Given data:
'''

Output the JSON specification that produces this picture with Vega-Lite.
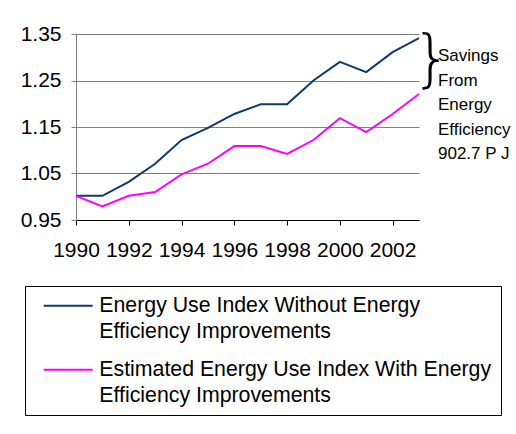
{
  "$schema": "https://vega.github.io/schema/vega-lite/v6.json",
  "width": 343,
  "height": 186,
  "autosize": "none",
  "padding": {"left": 76, "top": 34, "right": 97, "bottom": 214},
  "background": "white",
  "config": {
    "view": {"stroke": null},
    "font": "Liberation Sans",
    "text": {"font": "Liberation Sans"}
  },
  "data": {
    "values": [
      {"year": 1990, "series": "Energy Use Index Without Energy Efficiency Improvements", "value": 1.002},
      {"year": 1991, "series": "Energy Use Index Without Energy Efficiency Improvements", "value": 1.002},
      {"year": 1992, "series": "Energy Use Index Without Energy Efficiency Improvements", "value": 1.032},
      {"year": 1993, "series": "Energy Use Index Without Energy Efficiency Improvements", "value": 1.071},
      {"year": 1994, "series": "Energy Use Index Without Energy Efficiency Improvements", "value": 1.122},
      {"year": 1995, "series": "Energy Use Index Without Energy Efficiency Improvements", "value": 1.148},
      {"year": 1996, "series": "Energy Use Index Without Energy Efficiency Improvements", "value": 1.178},
      {"year": 1997, "series": "Energy Use Index Without Energy Efficiency Improvements", "value": 1.199},
      {"year": 1998, "series": "Energy Use Index Without Energy Efficiency Improvements", "value": 1.199},
      {"year": 1999, "series": "Energy Use Index Without Energy Efficiency Improvements", "value": 1.250},
      {"year": 2000, "series": "Energy Use Index Without Energy Efficiency Improvements", "value": 1.290},
      {"year": 2001, "series": "Energy Use Index Without Energy Efficiency Improvements", "value": 1.268},
      {"year": 2002, "series": "Energy Use Index Without Energy Efficiency Improvements", "value": 1.311},
      {"year": 2003, "series": "Energy Use Index Without Energy Efficiency Improvements", "value": 1.341},
      {"year": 1990, "series": "Estimated Energy Use Index With Energy Efficiency Improvements", "value": 1.002},
      {"year": 1991, "series": "Estimated Energy Use Index With Energy Efficiency Improvements", "value": 0.979},
      {"year": 1992, "series": "Estimated Energy Use Index With Energy Efficiency Improvements", "value": 1.002},
      {"year": 1993, "series": "Estimated Energy Use Index With Energy Efficiency Improvements", "value": 1.010},
      {"year": 1994, "series": "Estimated Energy Use Index With Energy Efficiency Improvements", "value": 1.048},
      {"year": 1995, "series": "Estimated Energy Use Index With Energy Efficiency Improvements", "value": 1.071},
      {"year": 1996, "series": "Estimated Energy Use Index With Energy Efficiency Improvements", "value": 1.109},
      {"year": 1997, "series": "Estimated Energy Use Index With Energy Efficiency Improvements", "value": 1.109},
      {"year": 1998, "series": "Estimated Energy Use Index With Energy Efficiency Improvements", "value": 1.092},
      {"year": 1999, "series": "Estimated Energy Use Index With Energy Efficiency Improvements", "value": 1.122},
      {"year": 2000, "series": "Estimated Energy Use Index With Energy Efficiency Improvements", "value": 1.169},
      {"year": 2001, "series": "Estimated Energy Use Index With Energy Efficiency Improvements", "value": 1.139},
      {"year": 2002, "series": "Estimated Energy Use Index With Energy Efficiency Improvements", "value": 1.178},
      {"year": 2003, "series": "Estimated Energy Use Index With Energy Efficiency Improvements", "value": 1.221}
    ]
  },
  "layer": [
    {
      "mark": {"type": "line", "strokeWidth": 2},
      "encoding": {
        "x": {
          "field": "year",
          "type": "quantitative",
          "scale": {"domain": [1990, 2003], "nice": false, "zero": false},
          "axis": {
            "title": null,
            "values": [1990, 1991, 1992, 1993, 1994, 1995, 1996, 1997, 1998, 1999, 2000, 2001, 2002, 2003],
            "labelExpr": "datum.value % 2 == 0 ? format(datum.value, 'd') : ''",
            "grid": false,
            "tickSize": 5,
            "tickColor": "#000000",
            "domainColor": "#000000",
            "labelFontSize": 21,
            "labelColor": "#000000",
            "labelPadding": 14,
            "labelFont": "Liberation Sans",
            "labelOverlap": false,
            "labelBound": false,
            "labelFlush": false
          }
        },
        "y": {
          "field": "value",
          "type": "quantitative",
          "scale": {"domain": [0.95, 1.35], "nice": false, "zero": false},
          "axis": {
            "title": null,
            "values": [0.95, 1.05, 1.15, 1.25, 1.35],
            "format": ".2f",
            "grid": true,
            "gridColor": "#808080",
            "tickSize": 5,
            "tickColor": "#808080",
            "domainColor": "#808080",
            "labelFontSize": 21,
            "labelColor": "#000000",
            "labelPadding": 10,
            "labelFont": "Liberation Sans"
          }
        },
        "color": {
          "field": "series",
          "type": "nominal",
          "scale": {
            "domain": ["Energy Use Index Without Energy Efficiency Improvements", "Estimated Energy Use Index With Energy Efficiency Improvements"],
            "range": ["#0D3A6B", "#FF00FF"]
          },
          "legend": {
            "title": null,
            "orient": "none",
            "legendX": -51,
            "legendY": 252,
            "direction": "vertical",
            "strokeColor": "#000000",
            "padding": 9,
            "symbolType": "M-0.2,0H9.8",
            "symbolSize": 96,
            "symbolStrokeWidth": 2,
            "labelFontSize": 21.3,
            "labelFont": "Liberation Sans",
            "labelColor": "#000000",
            "labelLimit": 500,
            "labelOffset": 44,
            "labelBaseline": "top",
            "rowPadding": 16,
            "labelExpr": "datum.label == 'Estimated Energy Use Index With Energy Efficiency Improvements' ? ['Estimated Energy Use Index With Energy', 'Efficiency Improvements'] : ['Energy Use Index Without Energy', 'Efficiency Improvements']",
            "encode": {
              "labels": {"update": {"dy": {"value": -11}, "lineHeight": {"value": 26}}}
            }
          }
        }
      }
    },
    {
      "data": {"values": [{"t": "}"}]},
      "mark": {"type": "text", "align": "left", "baseline": "middle", "fontSize": 62, "font": "DejaVu Sans", "fontWeight": 200, "dx": -7, "color": "#000000"},
      "encoding": {
        "x": {"datum": 2003, "type": "quantitative"},
        "y": {"datum": 1.295, "type": "quantitative"},
        "text": {"field": "t"}
      }
    },
    {
      "data": {"values": [{"t": ["Savings", "From", "Energy", "Efficiency", "902.7 P J"]}]},
      "mark": {"type": "text", "align": "left", "baseline": "middle", "fontSize": 17, "lineHeight": 24.5, "dx": 19, "color": "#000000", "font": "Liberation Sans"},
      "encoding": {
        "x": {"datum": 2003, "type": "quantitative"},
        "y": {"datum": 1.302, "type": "quantitative"},
        "text": {"field": "t"}
      }
    }
  ]
}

'''

Exercise objective:
Pictures excluded, quote all the data above exactly.

Result:
Output the JSON specification that produces this picture with Vega-Lite.
{
  "$schema": "https://vega.github.io/schema/vega-lite/v6.json",
  "width": 343,
  "height": 186,
  "autosize": "none",
  "padding": {"left": 76, "top": 34, "right": 97, "bottom": 214},
  "background": "white",
  "config": {
    "view": {"stroke": null},
    "font": "Liberation Sans",
    "text": {"font": "Liberation Sans"}
  },
  "data": {
    "values": [
      {"year": 1990, "series": "Energy Use Index Without Energy Efficiency Improvements", "value": 1.002},
      {"year": 1991, "series": "Energy Use Index Without Energy Efficiency Improvements", "value": 1.002},
      {"year": 1992, "series": "Energy Use Index Without Energy Efficiency Improvements", "value": 1.032},
      {"year": 1993, "series": "Energy Use Index Without Energy Efficiency Improvements", "value": 1.071},
      {"year": 1994, "series": "Energy Use Index Without Energy Efficiency Improvements", "value": 1.122},
      {"year": 1995, "series": "Energy Use Index Without Energy Efficiency Improvements", "value": 1.148},
      {"year": 1996, "series": "Energy Use Index Without Energy Efficiency Improvements", "value": 1.178},
      {"year": 1997, "series": "Energy Use Index Without Energy Efficiency Improvements", "value": 1.199},
      {"year": 1998, "series": "Energy Use Index Without Energy Efficiency Improvements", "value": 1.199},
      {"year": 1999, "series": "Energy Use Index Without Energy Efficiency Improvements", "value": 1.250},
      {"year": 2000, "series": "Energy Use Index Without Energy Efficiency Improvements", "value": 1.290},
      {"year": 2001, "series": "Energy Use Index Without Energy Efficiency Improvements", "value": 1.268},
      {"year": 2002, "series": "Energy Use Index Without Energy Efficiency Improvements", "value": 1.311},
      {"year": 2003, "series": "Energy Use Index Without Energy Efficiency Improvements", "value": 1.341},
      {"year": 1990, "series": "Estimated Energy Use Index With Energy Efficiency Improvements", "value": 1.002},
      {"year": 1991, "series": "Estimated Energy Use Index With Energy Efficiency Improvements", "value": 0.979},
      {"year": 1992, "series": "Estimated Energy Use Index With Energy Efficiency Improvements", "value": 1.002},
      {"year": 1993, "series": "Estimated Energy Use Index With Energy Efficiency Improvements", "value": 1.010},
      {"year": 1994, "series": "Estimated Energy Use Index With Energy Efficiency Improvements", "value": 1.048},
      {"year": 1995, "series": "Estimated Energy Use Index With Energy Efficiency Improvements", "value": 1.071},
      {"year": 1996, "series": "Estimated Energy Use Index With Energy Efficiency Improvements", "value": 1.109},
      {"year": 1997, "series": "Estimated Energy Use Index With Energy Efficiency Improvements", "value": 1.109},
      {"year": 1998, "series": "Estimated Energy Use Index With Energy Efficiency Improvements", "value": 1.092},
      {"year": 1999, "series": "Estimated Energy Use Index With Energy Efficiency Improvements", "value": 1.122},
      {"year": 2000, "series": "Estimated Energy Use Index With Energy Efficiency Improvements", "value": 1.169},
      {"year": 2001, "series": "Estimated Energy Use Index With Energy Efficiency Improvements", "value": 1.139},
      {"year": 2002, "series": "Estimated Energy Use Index With Energy Efficiency Improvements", "value": 1.178},
      {"year": 2003, "series": "Estimated Energy Use Index With Energy Efficiency Improvements", "value": 1.221}
    ]
  },
  "layer": [
    {
      "mark": {"type": "line", "strokeWidth": 2},
      "encoding": {
        "x": {
          "field": "year",
          "type": "quantitative",
          "scale": {"domain": [1990, 2003], "nice": false, "zero": false},
          "axis": {
            "title": null,
            "values": [1990, 1991, 1992, 1993, 1994, 1995, 1996, 1997, 1998, 1999, 2000, 2001, 2002, 2003],
            "labelExpr": "datum.value % 2 == 0 ? format(datum.value, 'd') : ''",
            "grid": false,
            "tickSize": 5,
            "tickColor": "#000000",
            "domainColor": "#000000",
            "labelFontSize": 21,
            "labelColor": "#000000",
            "labelPadding": 14,
            "labelFont": "Liberation Sans",
            "labelOverlap": false,
            "labelBound": false,
            "labelFlush": false
          }
        },
        "y": {
          "field": "value",
          "type": "quantitative",
          "scale": {"domain": [0.95, 1.35], "nice": false, "zero": false},
          "axis": {
            "title": null,
            "values": [0.95, 1.05, 1.15, 1.25, 1.35],
            "format": ".2f",
            "grid": true,
            "gridColor": "#808080",
            "tickSize": 5,
            "tickColor": "#808080",
            "domainColor": "#808080",
            "labelFontSize": 21,
            "labelColor": "#000000",
            "labelPadding": 10,
            "labelFont": "Liberation Sans"
          }
        },
        "color": {
          "field": "series",
          "type": "nominal",
          "scale": {
            "domain": ["Energy Use Index Without Energy Efficiency Improvements", "Estimated Energy Use Index With Energy Efficiency Improvements"],
            "range": ["#0D3A6B", "#FF00FF"]
          },
          "legend": {
            "title": null,
            "orient": "none",
            "legendX": -51,
            "legendY": 252,
            "direction": "vertical",
            "strokeColor": "#000000",
            "padding": 9,
            "symbolType": "M-0.2,0H9.8",
            "symbolSize": 96,
            "symbolStrokeWidth": 2,
            "labelFontSize": 21.3,
            "labelFont": "Liberation Sans",
            "labelColor": "#000000",
            "labelLimit": 500,
            "labelOffset": 44,
            "labelBaseline": "top",
            "rowPadding": 16,
            "labelExpr": "datum.label == 'Estimated Energy Use Index With Energy Efficiency Improvements' ? ['Estimated Energy Use Index With Energy', 'Efficiency Improvements'] : ['Energy Use Index Without Energy', 'Efficiency Improvements']",
            "encode": {
              "labels": {"update": {"dy": {"value": -11}, "lineHeight": {"value": 26}}}
            }
          }
        }
      }
    },
    {
      "data": {"values": [{"t": "}"}]},
      "mark": {"type": "text", "align": "left", "baseline": "middle", "fontSize": 62, "font": "DejaVu Sans", "fontWeight": 200, "dx": -7, "color": "#000000"},
      "encoding": {
        "x": {"datum": 2003, "type": "quantitative"},
        "y": {"datum": 1.295, "type": "quantitative"},
        "text": {"field": "t"}
      }
    },
    {
      "data": {"values": [{"t": ["Savings", "From", "Energy", "Efficiency", "902.7 P J"]}]},
      "mark": {"type": "text", "align": "left", "baseline": "middle", "fontSize": 17, "lineHeight": 24.5, "dx": 19, "color": "#000000", "font": "Liberation Sans"},
      "encoding": {
        "x": {"datum": 2003, "type": "quantitative"},
        "y": {"datum": 1.302, "type": "quantitative"},
        "text": {"field": "t"}
      }
    }
  ]
}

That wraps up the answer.